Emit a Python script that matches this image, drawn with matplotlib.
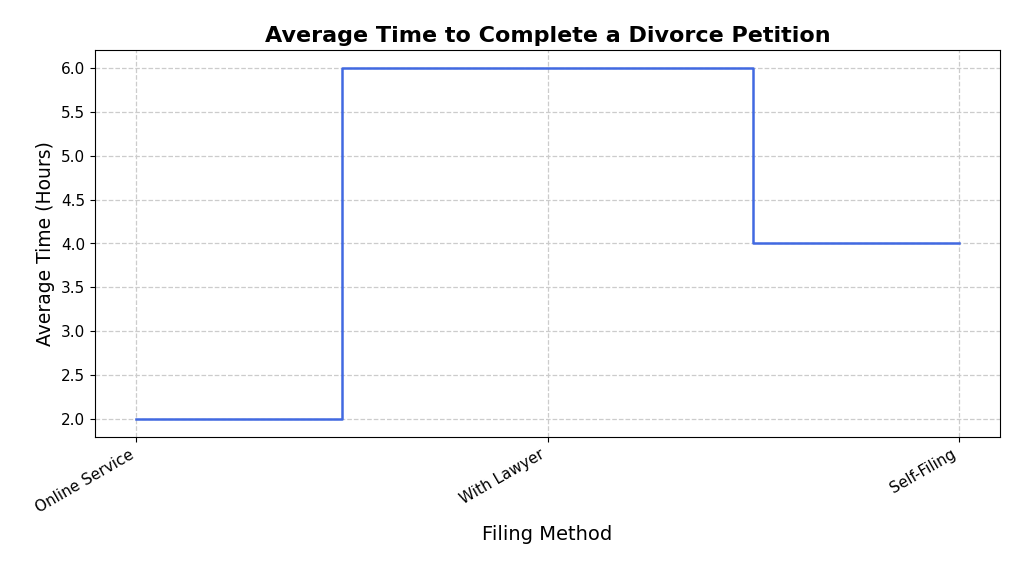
import matplotlib
matplotlib.use("Agg")
import matplotlib.pyplot as plt

methods = ["Online Service", "With Lawyer", "Self-Filing"]
avg_hours = [2.0, 6.0, 4.0]

fig = plt.figure(figsize=(10.24, 5.69), dpi=100)
ax = fig.add_axes([95/1024, 1-437/569, (1000-95)/1024, (437-50)/569])
x = list(range(len(methods)))
ax.step(x, avg_hours, where="mid", color="#4169E1", linewidth=1.8)
ax.set_xticks(x)
ax.set_xticklabels(methods, rotation=30, ha="right", fontsize=11)
ax.tick_params(axis="y", labelsize=11)
ax.set_yticks([2.0, 2.5, 3.0, 3.5, 4.0, 4.5, 5.0, 5.5, 6.0])
ax.set_xlim(-0.1, 2.1)
ax.set_ylim(1.8, 6.2)
ax.grid(True, linestyle="--", color="#cccccc", linewidth=0.9)
ax.set_axisbelow(True)
ax.set_title("Average Time to Complete a Divorce Petition", fontsize=16, fontweight="bold")
ax.set_xlabel("Filing Method", fontsize=14, labelpad=7)
ax.set_ylabel("Average Time (Hours)", fontsize=13.5)
fig.savefig("out.png", dpi=100)
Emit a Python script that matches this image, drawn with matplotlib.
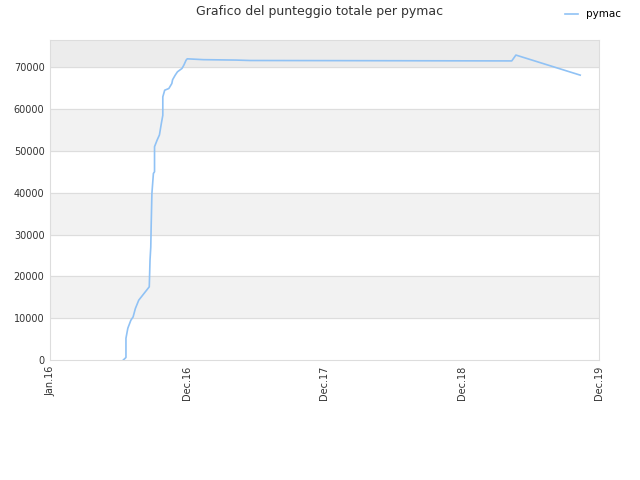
import matplotlib
matplotlib.use("Agg")
import matplotlib.pyplot as plt
import matplotlib.dates as mdates
import numpy as np

plt.rcParams.update({'font.size': 7, 'font.family': 'DejaVu Sans'})

dates = ['2016-07-14', '2016-07-21', '2016-07-21', '2016-07-26', '2016-08-03',
         '2016-08-09', '2016-08-15', '2016-08-24', '2016-08-31', '2016-09-21',
         '2016-09-23', '2016-09-25', '2016-09-26', '2016-09-28', '2016-10-02',
         '2016-10-05', '2016-10-05', '2016-10-12', '2016-10-18', '2016-10-23',
         '2016-10-27', '2016-10-27', '2016-11-01', '2016-11-12', '2016-11-20',
         '2016-11-22', '2016-11-29', '2016-12-05', '2016-12-17', '2016-12-22',
         '2016-12-28', '2016-12-31', '2017-02-12', '2017-05-10', '2017-06-16',
         '2019-05-13', '2019-05-24', '2019-11-11']
scores = [0, 600, 5200, 7600, 9500,
          10300, 12300, 14300, 15100, 17500,
          23900, 27000, 31800, 39800, 44600,
          45000, 51000, 52600, 53800, 56500,
          58500, 62900, 64500, 64900, 66100,
          67000, 68100, 68900, 69700, 70500,
          71700, 72000, 71800, 71700, 71600,
          71500, 72900, 68100]

tick_dates = ['2016-01-01', '2016-12-31', '2017-12-31', '2018-12-31', '2019-12-31']
tick_labels = ['Jan.16', 'Dec.16', 'Dec.17', 'Dec.18', 'Dec.19']

x = mdates.datestr2num(dates)
ticks = mdates.datestr2num(tick_dates)
ymax = 76500

fig = plt.figure(figsize=(6.4, 4.8), dpi=100)
ax = fig.add_axes([50 / 640, 1 - 360 / 480, 549 / 640, 320 / 480])

# alternating bands
for lo in range(10000, 70000, 20000):
    ax.axhspan(lo, lo + 10000, color='#f2f2f2', zorder=0)
ax.axhspan(70000, ymax, color='#ececec', zorder=0)
for g in range(10000, 80000, 10000):
    ax.axhline(g, color='#dddddd', lw=0.8, zorder=1)

ax.plot(x, scores, color='#90c2f5', lw=1.2, label='pymac', zorder=3)

ax.set_xlim(ticks[0], ticks[-1])
ax.set_ylim(0, ymax)
ax.set_xticks(ticks)
ax.set_xticklabels(tick_labels, rotation=90, color='#333333')
ax.set_yticks(np.arange(0, 80000, 10000))
ax.tick_params(length=0, colors='#333333', pad=4)
for s in ax.spines.values():
    s.set_color('#dddddd')

fig.text(0.5, 1 - 12 / 480, 'Grafico del punteggio totale per pymac',
         ha='center', va='center', fontsize=9, color='#333333')
fig.legend(loc='upper right', bbox_to_anchor=(0.985, 1.0), frameon=False,
           handlelength=1.2, handletextpad=0.8, fontsize=7.5)

fig.savefig('out.png', dpi=100)
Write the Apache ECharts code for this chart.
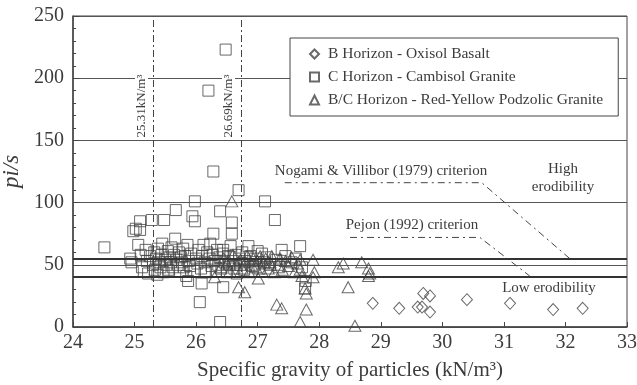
<!DOCTYPE html>
<html>
<head>
<meta charset="utf-8">
<script src="https://cdn.jsdelivr.net/npm/echarts@6/dist/echarts.min.js"></script>
<style>
  html, body { margin: 0; background: #fff; }
  #chart { width: 637px; height: 385px; }
</style>
</head>
<body>
<div id="chart"></div>
<script>
// B Horizon - Oxisol Basalt
const basalt = [
  [28.87, 19], [29.30, 15], [29.60, 16], [29.69, 27], [29.80, 25], [29.67, 16],
  [29.80, 12], [30.40, 22], [31.10, 19], [31.80, 14], [32.28, 15]
];

// C Horizon - Cambisol Granite
const cambisol = [
  [24.51, 64], [24.93, 55], [24.95, 52], [24.98, 77], [25.02, 79], [25.06, 66], [25.09, 85],
  [25.09, 78], [25.10, 58], [25.12, 48], [25.15, 45], [25.18, 62], [25.20, 53], [25.22, 43],
  [25.25, 57], [25.28, 86], [25.30, 50], [25.32, 60], [25.33, 46], [25.35, 55], [25.37, 42],
  [25.38, 63], [25.40, 52], [25.42, 48], [25.44, 58], [25.45, 67], [25.47, 44], [25.48, 86],
  [25.50, 54], [25.52, 50], [25.54, 61], [25.55, 46], [25.57, 56], [25.59, 52], [25.60, 64],
  [25.62, 48], [25.64, 58], [25.66, 71], [25.67, 94], [25.68, 54], [25.70, 50], [25.72, 60],
  [25.74, 45], [25.75, 56], [25.77, 52], [25.79, 63], [25.80, 48], [25.82, 57], [25.84, 41],
  [25.86, 66], [25.87, 37], [25.88, 53], [25.90, 49], [25.92, 59], [25.94, 89], [25.96, 45],
  [25.98, 101], [25.98, 85], [26.00, 55], [26.02, 51], [26.04, 62], [26.06, 20], [26.08, 47],
  [26.09, 35], [26.10, 57], [26.12, 66], [26.14, 52], [26.16, 44], [26.18, 60], [26.20, 190],
  [26.22, 55], [26.23, 67], [26.25, 49], [26.27, 58], [26.28, 125], [26.28, 75], [26.30, 53],
  [26.32, 45], [26.34, 62], [26.36, 50], [26.38, 56], [26.39, 93], [26.39, 4], [26.41, 47],
  [26.43, 59], [26.44, 62], [26.44, 32], [26.46, 52], [26.48, 223], [26.50, 44], [26.52, 57],
  [26.54, 50], [26.56, 65], [26.58, 84], [26.58, 75], [26.60, 53], [26.62, 47], [26.64, 58],
  [26.66, 43], [26.69, 110], [26.70, 55], [26.72, 50], [26.75, 60], [26.78, 46], [26.80, 53],
  [26.85, 65], [26.88, 57], [26.92, 49], [26.96, 55], [27.00, 61], [27.03, 47], [27.07, 59],
  [27.10, 52], [27.12, 101], [27.15, 56], [27.20, 50], [27.28, 86], [27.30, 54], [27.35, 48],
  [27.39, 62], [27.45, 57], [27.55, 52], [27.62, 55], [27.69, 65], [27.72, 48], [27.77, 31],
  [27.78, 37]
];

// B/C Horizon - Red-Yellow Podzolic Granite
const podzolic = [
  [26.30, 40], [26.40, 48], [26.45, 55], [26.50, 51], [26.55, 45], [26.58, 101], [26.60, 58],
  [26.65, 50], [26.69, 32], [26.72, 54], [26.75, 47], [26.79, 28], [26.80, 52], [26.83, 57],
  [26.86, 44], [26.90, 50], [26.93, 55], [26.97, 48], [27.00, 53], [27.01, 39], [27.04, 57],
  [27.07, 45], [27.10, 51], [27.13, 55], [27.17, 47], [27.20, 52], [27.23, 57], [27.27, 44],
  [27.31, 18], [27.33, 50], [27.36, 55], [27.39, 15], [27.40, 46], [27.45, 53], [27.50, 49],
  [27.55, 56], [27.60, 44], [27.65, 51], [27.69, 54], [27.69, 46], [27.69, 4], [27.72, 41],
  [27.77, 31], [27.79, 27], [27.79, 14], [27.90, 54], [27.90, 40], [27.92, 44], [28.31, 48],
  [28.39, 51], [28.47, 32], [28.58, 1], [28.69, 52], [28.80, 47], [28.80, 41], [28.82, 43]
];

// reference lines
const gravityLines = [25.31, 26.74];
const erodibilityLines = [55, 40];
const nogamiLine = [[27.44, 116], [30.64, 116], [32.07, 55]];
const pejonLine = [[28.50, 72], [30.61, 72], [31.42, 41]];

const FONT = '"Liberation Serif", "DejaVu Serif", serif';
const INK = '#3c3c3c';

const chart = echarts.init(document.getElementById('chart'));

const markerStyle = { color: 'rgba(0,0,0,0)', borderColor: '#444', borderWidth: 1 };
const dashDot = [7, 3, 2, 3];

const option = {
  animation: false,
  backgroundColor: '#fff',
  textStyle: { fontFamily: FONT },
  grid: {
    left: 73, right: 10, top: 16, bottom: 58,
    outerBoundsMode: 'none', containLabel: false,
    show: true, borderColor: '#444', borderWidth: 1
  },
  legend: {
    data: ['B Horizon - Oxisol Basalt', 'C Horizon - Cambisol Granite', 'B/C Horizon - Red-Yellow Podzolic Granite'],
    orient: 'vertical',
    left: 290,
    top: 38,
    padding: [8, 15, 8, 19],
    itemGap: 7,
    itemWidth: 9,
    itemHeight: 9,
    backgroundColor: '#fff',
    borderColor: '#444',
    borderWidth: 1,
    textStyle: { fontFamily: FONT, fontSize: 15.5, color: INK, padding: [0, 0, 0, 4] }
  },
  xAxis: {
    type: 'value',
    min: 24,
    max: 33,
    interval: 1,
    name: 'Specific gravity of particles (kN/m³)',
    nameLocation: 'middle',
    nameGap: 33,
    nameTextStyle: { fontFamily: FONT, fontSize: 21, color: INK },
    axisLine: { lineStyle: { color: '#444', width: 1.5 } },
    axisTick: { inside: true, length: 5, lineStyle: { color: '#444' } },
    axisLabel: { fontFamily: FONT, fontSize: 20, color: INK, margin: 6 },
    splitLine: { show: false }
  },
  yAxis: {
    type: 'value',
    min: 0,
    max: 250,
    interval: 50,
    name: 'pi/s',
    nameLocation: 'middle',
    nameGap: 45,
    nameTextStyle: { fontFamily: FONT, fontSize: 23, fontStyle: 'italic', color: INK },
    axisLine: { lineStyle: { color: '#444', width: 1.5 } },
    axisTick: { inside: true, length: 6, lineStyle: { color: '#444' } },
    minorTick: { show: true, splitNumber: 5, length: 3, lineStyle: { color: '#444' } },
    axisLabel: { fontFamily: FONT, fontSize: 20, color: INK, margin: 9 },
    splitLine: { show: true, lineStyle: { color: '#555', width: 1 } }
  },
  series: [
    {
      name: 'B Horizon - Oxisol Basalt',
      type: 'scatter',
      symbol: 'diamond',
      symbolSize: [11, 12],
      itemStyle: markerStyle,
      data: basalt
    },
    {
      name: 'C Horizon - Cambisol Granite',
      type: 'scatter',
      symbol: 'rect',
      symbolSize: 11,
      itemStyle: markerStyle,
      data: cambisol
    },
    {
      name: 'B/C Horizon - Red-Yellow Podzolic Granite',
      type: 'scatter',
      symbol: 'triangle',
      symbolSize: [12, 11],
      itemStyle: markerStyle,
      data: podzolic
    },
    {
      name: 'boundaries',
      type: 'scatter',
      data: [],
      silent: true,
      markLine: {
        silent: true,
        symbol: 'none',
        label: { show: false },
        data: erodibilityLines.map(v => ({ yAxis: v, lineStyle: { color: '#333', width: 2, type: 'solid' } }))
          .concat(gravityLines.map(v => ({ xAxis: v, lineStyle: { color: '#444', width: 1, type: dashDot } })))
      }
    },
    {
      name: 'Nogami',
      type: 'line',
      silent: true,
      symbol: 'none',
      lineStyle: { color: '#444', width: 1, type: [7, 4, 2, 4] },
      data: nogamiLine
    },
    {
      name: 'Pejon',
      type: 'line',
      silent: true,
      symbol: 'none',
      lineStyle: { color: '#444', width: 1, type: [7, 4, 2, 4] },
      data: pejonLine
    }
  ],
  graphic: [
    { type: 'text', z: 100, x: 141.5, y: 106, rotation: Math.PI / 2,
      style: { text: '25.31kN/m³', font: '13px ' + FONT, fill: INK, align: 'center', verticalAlign: 'middle', backgroundColor: '#fff', padding: [0, 2] } },
    { type: 'text', z: 100, x: 228.5, y: 106, rotation: Math.PI / 2,
      style: { text: '26.69kN/m³', font: '13px ' + FONT, fill: INK, align: 'center', verticalAlign: 'middle', backgroundColor: '#fff', padding: [0, 2] } },
    { type: 'text', z: 100, x: 381, y: 171,
      style: { text: 'Nogami & Villibor (1979) criterion', font: '15px ' + FONT, fill: INK, align: 'center', verticalAlign: 'middle' } },
    { type: 'text', z: 100, x: 412, y: 225,
      style: { text: 'Pejon (1992) criterion', font: '15px ' + FONT, fill: INK, align: 'center', verticalAlign: 'middle' } },
    { type: 'text', z: 100, x: 563, y: 169,
      style: { text: 'High', font: '15px ' + FONT, fill: INK, align: 'center', verticalAlign: 'middle' } },
    { type: 'text', z: 100, x: 563, y: 187,
      style: { text: 'erodibility', font: '15px ' + FONT, fill: INK, align: 'center', verticalAlign: 'middle' } },
    { type: 'text', z: 100, x: 549, y: 288,
      style: { text: 'Low erodibility', font: '15px ' + FONT, fill: INK, align: 'center', verticalAlign: 'middle' } }
  ]
};

chart.setOption(option);
</script>
</body>
</html>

━━━━━━━━

# Task description
Restate only the lines running from the start of the material above through the line containing "avg_hours = [2.0, 6.0, 4.0]", ends included. No pictures.

# Result for this task
Emit a Python script that matches this image, drawn with matplotlib.
import matplotlib
matplotlib.use("Agg")
import matplotlib.pyplot as plt

methods = ["Online Service", "With Lawyer", "Self-Filing"]
avg_hours = [2.0, 6.0, 4.0]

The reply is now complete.